Именно в этом аспекте — отказе от финальности — зомби оказались созвучны современному массовому кино. Франшизы, как и их герои, тоже отказываются умирать. Они возвращаются снова и снова: Джон Уик, Итан Хант, герои супергеройских киновселенных, которым всегда остаётся ещё один бой, ещё одна миссия, ещё одна глава. Блокбастеры живут по логике зомби: они бесконечно воспроизводимы, неубиваемы и порой движутся по инерции. В 2004 году Эдгар Райт блестяще высмеял этот парадокс в «Зомби по имени Шон», где, кажется, не осознавшие своего положения зомби вынуждены заниматься привычной человеческой рутиной.

«Зомби по имени Шон»: не произноси слово на букву «з»

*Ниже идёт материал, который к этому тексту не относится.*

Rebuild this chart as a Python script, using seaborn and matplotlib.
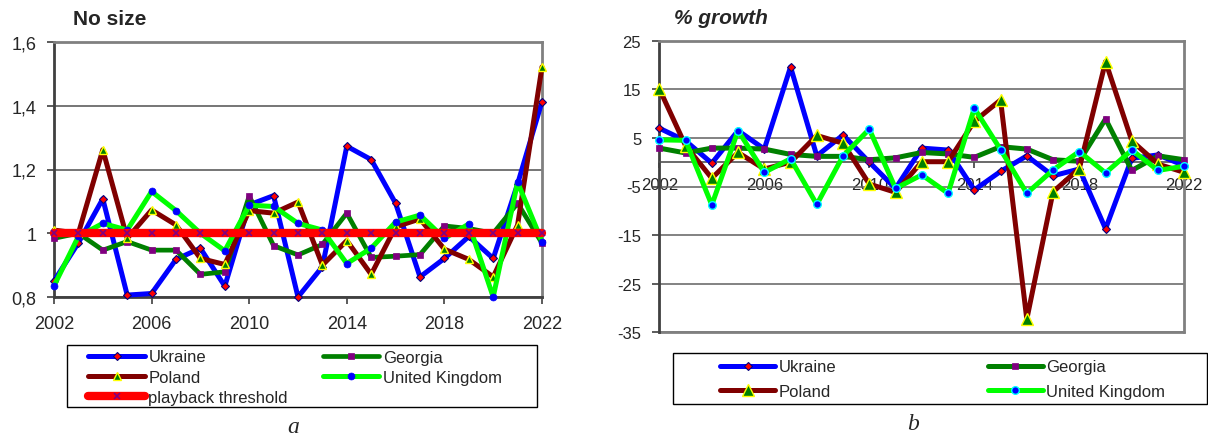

Особенно волнующе в этом отношении возвращение одной из главных зомби-франшиз XXI века. В 2025 году «28 лет спустя» продолжит историю, начатую Дэнни Бойлом и Алексом Гарлендом в 2002-м. Создатели сами вернулись к своему детищу и планируют ещё несколько фильмов. Будет ли это искусственное продление посмертного существования или же им удастся вдохнуть новую жизнь в ожившую мертвечину? Одно можно сказать точно: в 2020-х смерть — дело временное.